• SUPPLIED DATA
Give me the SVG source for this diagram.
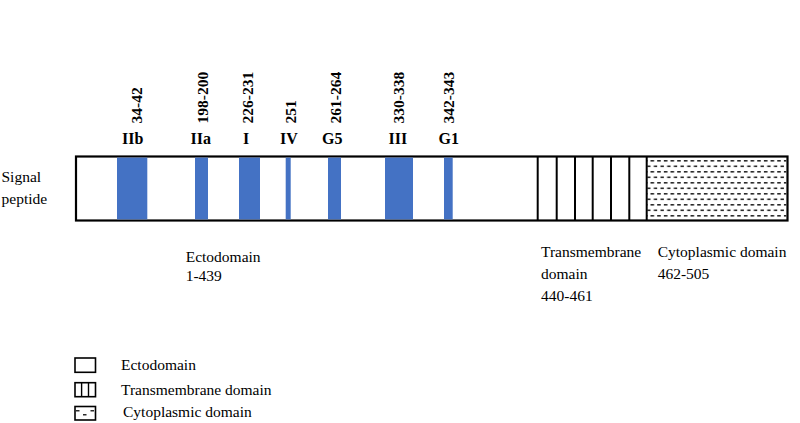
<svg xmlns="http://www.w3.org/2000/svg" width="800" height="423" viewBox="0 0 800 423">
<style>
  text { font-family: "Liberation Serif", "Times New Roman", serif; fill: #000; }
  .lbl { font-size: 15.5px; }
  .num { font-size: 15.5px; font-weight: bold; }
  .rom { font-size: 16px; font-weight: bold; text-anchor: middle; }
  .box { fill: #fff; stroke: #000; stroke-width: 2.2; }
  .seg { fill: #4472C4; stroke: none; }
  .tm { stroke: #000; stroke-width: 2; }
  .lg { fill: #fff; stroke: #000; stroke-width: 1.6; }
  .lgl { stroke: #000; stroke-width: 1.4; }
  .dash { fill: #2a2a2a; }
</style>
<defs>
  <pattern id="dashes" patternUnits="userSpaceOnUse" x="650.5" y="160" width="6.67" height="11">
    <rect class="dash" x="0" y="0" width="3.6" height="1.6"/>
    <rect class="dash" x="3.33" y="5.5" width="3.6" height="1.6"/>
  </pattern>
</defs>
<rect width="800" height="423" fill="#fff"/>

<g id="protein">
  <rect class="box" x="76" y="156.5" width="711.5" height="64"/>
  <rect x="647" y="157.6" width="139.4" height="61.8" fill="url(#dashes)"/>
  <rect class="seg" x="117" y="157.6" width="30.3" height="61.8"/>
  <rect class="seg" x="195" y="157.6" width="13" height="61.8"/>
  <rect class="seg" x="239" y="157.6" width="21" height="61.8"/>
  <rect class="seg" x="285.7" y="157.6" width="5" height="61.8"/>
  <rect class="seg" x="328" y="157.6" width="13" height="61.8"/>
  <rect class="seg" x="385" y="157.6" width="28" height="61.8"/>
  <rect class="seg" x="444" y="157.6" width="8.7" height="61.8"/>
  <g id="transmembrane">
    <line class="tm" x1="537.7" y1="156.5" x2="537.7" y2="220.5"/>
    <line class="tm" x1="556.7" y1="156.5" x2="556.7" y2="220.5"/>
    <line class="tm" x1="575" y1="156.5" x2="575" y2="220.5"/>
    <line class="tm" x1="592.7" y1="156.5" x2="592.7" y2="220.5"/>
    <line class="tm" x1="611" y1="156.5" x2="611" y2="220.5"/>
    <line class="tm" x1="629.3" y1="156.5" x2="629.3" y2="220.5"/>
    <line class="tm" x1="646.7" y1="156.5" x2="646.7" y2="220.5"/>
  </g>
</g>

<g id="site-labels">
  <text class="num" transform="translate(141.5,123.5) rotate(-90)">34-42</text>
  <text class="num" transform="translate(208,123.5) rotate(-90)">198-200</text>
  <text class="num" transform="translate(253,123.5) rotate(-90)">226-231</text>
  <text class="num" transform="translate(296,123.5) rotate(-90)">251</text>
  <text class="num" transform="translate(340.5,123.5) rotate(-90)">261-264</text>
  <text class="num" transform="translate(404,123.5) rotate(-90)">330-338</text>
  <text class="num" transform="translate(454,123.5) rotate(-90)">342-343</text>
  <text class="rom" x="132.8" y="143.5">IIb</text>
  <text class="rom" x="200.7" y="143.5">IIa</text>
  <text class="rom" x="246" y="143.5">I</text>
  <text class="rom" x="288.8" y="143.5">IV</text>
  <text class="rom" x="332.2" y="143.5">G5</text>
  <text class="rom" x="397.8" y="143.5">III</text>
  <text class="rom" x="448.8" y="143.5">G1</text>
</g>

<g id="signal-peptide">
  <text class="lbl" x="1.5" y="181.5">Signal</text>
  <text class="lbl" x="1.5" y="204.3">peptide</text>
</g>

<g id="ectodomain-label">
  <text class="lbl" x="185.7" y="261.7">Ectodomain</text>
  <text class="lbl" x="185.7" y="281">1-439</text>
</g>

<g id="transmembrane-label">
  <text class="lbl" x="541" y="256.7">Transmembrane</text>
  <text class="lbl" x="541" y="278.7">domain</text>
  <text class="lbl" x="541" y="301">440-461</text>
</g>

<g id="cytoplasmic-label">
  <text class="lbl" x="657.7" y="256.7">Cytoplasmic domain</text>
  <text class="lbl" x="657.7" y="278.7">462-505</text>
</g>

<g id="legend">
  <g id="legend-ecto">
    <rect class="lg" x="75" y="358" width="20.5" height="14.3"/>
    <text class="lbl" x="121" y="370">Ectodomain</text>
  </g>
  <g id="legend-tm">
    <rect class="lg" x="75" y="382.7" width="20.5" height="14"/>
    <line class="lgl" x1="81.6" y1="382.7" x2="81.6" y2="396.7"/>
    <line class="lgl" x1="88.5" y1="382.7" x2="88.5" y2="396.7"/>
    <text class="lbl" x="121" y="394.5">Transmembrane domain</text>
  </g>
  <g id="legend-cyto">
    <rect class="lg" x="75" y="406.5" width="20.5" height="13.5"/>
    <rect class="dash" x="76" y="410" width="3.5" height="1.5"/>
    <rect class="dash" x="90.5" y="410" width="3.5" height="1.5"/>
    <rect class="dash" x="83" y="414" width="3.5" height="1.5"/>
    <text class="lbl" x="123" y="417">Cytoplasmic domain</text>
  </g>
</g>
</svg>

• EXERCISE AIM
Give back every line exactly as it stands, pictures excluded.

• REPLY
Give me the SVG source for this diagram.
<svg xmlns="http://www.w3.org/2000/svg" width="800" height="423" viewBox="0 0 800 423">
<style>
  text { font-family: "Liberation Serif", "Times New Roman", serif; fill: #000; }
  .lbl { font-size: 15.5px; }
  .num { font-size: 15.5px; font-weight: bold; }
  .rom { font-size: 16px; font-weight: bold; text-anchor: middle; }
  .box { fill: #fff; stroke: #000; stroke-width: 2.2; }
  .seg { fill: #4472C4; stroke: none; }
  .tm { stroke: #000; stroke-width: 2; }
  .lg { fill: #fff; stroke: #000; stroke-width: 1.6; }
  .lgl { stroke: #000; stroke-width: 1.4; }
  .dash { fill: #2a2a2a; }
</style>
<defs>
  <pattern id="dashes" patternUnits="userSpaceOnUse" x="650.5" y="160" width="6.67" height="11">
    <rect class="dash" x="0" y="0" width="3.6" height="1.6"/>
    <rect class="dash" x="3.33" y="5.5" width="3.6" height="1.6"/>
  </pattern>
</defs>
<rect width="800" height="423" fill="#fff"/>

<g id="protein">
  <rect class="box" x="76" y="156.5" width="711.5" height="64"/>
  <rect x="647" y="157.6" width="139.4" height="61.8" fill="url(#dashes)"/>
  <rect class="seg" x="117" y="157.6" width="30.3" height="61.8"/>
  <rect class="seg" x="195" y="157.6" width="13" height="61.8"/>
  <rect class="seg" x="239" y="157.6" width="21" height="61.8"/>
  <rect class="seg" x="285.7" y="157.6" width="5" height="61.8"/>
  <rect class="seg" x="328" y="157.6" width="13" height="61.8"/>
  <rect class="seg" x="385" y="157.6" width="28" height="61.8"/>
  <rect class="seg" x="444" y="157.6" width="8.7" height="61.8"/>
  <g id="transmembrane">
    <line class="tm" x1="537.7" y1="156.5" x2="537.7" y2="220.5"/>
    <line class="tm" x1="556.7" y1="156.5" x2="556.7" y2="220.5"/>
    <line class="tm" x1="575" y1="156.5" x2="575" y2="220.5"/>
    <line class="tm" x1="592.7" y1="156.5" x2="592.7" y2="220.5"/>
    <line class="tm" x1="611" y1="156.5" x2="611" y2="220.5"/>
    <line class="tm" x1="629.3" y1="156.5" x2="629.3" y2="220.5"/>
    <line class="tm" x1="646.7" y1="156.5" x2="646.7" y2="220.5"/>
  </g>
</g>

<g id="site-labels">
  <text class="num" transform="translate(141.5,123.5) rotate(-90)">34-42</text>
  <text class="num" transform="translate(208,123.5) rotate(-90)">198-200</text>
  <text class="num" transform="translate(253,123.5) rotate(-90)">226-231</text>
  <text class="num" transform="translate(296,123.5) rotate(-90)">251</text>
  <text class="num" transform="translate(340.5,123.5) rotate(-90)">261-264</text>
  <text class="num" transform="translate(404,123.5) rotate(-90)">330-338</text>
  <text class="num" transform="translate(454,123.5) rotate(-90)">342-343</text>
  <text class="rom" x="132.8" y="143.5">IIb</text>
  <text class="rom" x="200.7" y="143.5">IIa</text>
  <text class="rom" x="246" y="143.5">I</text>
  <text class="rom" x="288.8" y="143.5">IV</text>
  <text class="rom" x="332.2" y="143.5">G5</text>
  <text class="rom" x="397.8" y="143.5">III</text>
  <text class="rom" x="448.8" y="143.5">G1</text>
</g>

<g id="signal-peptide">
  <text class="lbl" x="1.5" y="181.5">Signal</text>
  <text class="lbl" x="1.5" y="204.3">peptide</text>
</g>

<g id="ectodomain-label">
  <text class="lbl" x="185.7" y="261.7">Ectodomain</text>
  <text class="lbl" x="185.7" y="281">1-439</text>
</g>

<g id="transmembrane-label">
  <text class="lbl" x="541" y="256.7">Transmembrane</text>
  <text class="lbl" x="541" y="278.7">domain</text>
  <text class="lbl" x="541" y="301">440-461</text>
</g>

<g id="cytoplasmic-label">
  <text class="lbl" x="657.7" y="256.7">Cytoplasmic domain</text>
  <text class="lbl" x="657.7" y="278.7">462-505</text>
</g>

<g id="legend">
  <g id="legend-ecto">
    <rect class="lg" x="75" y="358" width="20.5" height="14.3"/>
    <text class="lbl" x="121" y="370">Ectodomain</text>
  </g>
  <g id="legend-tm">
    <rect class="lg" x="75" y="382.7" width="20.5" height="14"/>
    <line class="lgl" x1="81.6" y1="382.7" x2="81.6" y2="396.7"/>
    <line class="lgl" x1="88.5" y1="382.7" x2="88.5" y2="396.7"/>
    <text class="lbl" x="121" y="394.5">Transmembrane domain</text>
  </g>
  <g id="legend-cyto">
    <rect class="lg" x="75" y="406.5" width="20.5" height="13.5"/>
    <rect class="dash" x="76" y="410" width="3.5" height="1.5"/>
    <rect class="dash" x="90.5" y="410" width="3.5" height="1.5"/>
    <rect class="dash" x="83" y="414" width="3.5" height="1.5"/>
    <text class="lbl" x="123" y="417">Cytoplasmic domain</text>
  </g>
</g>
</svg>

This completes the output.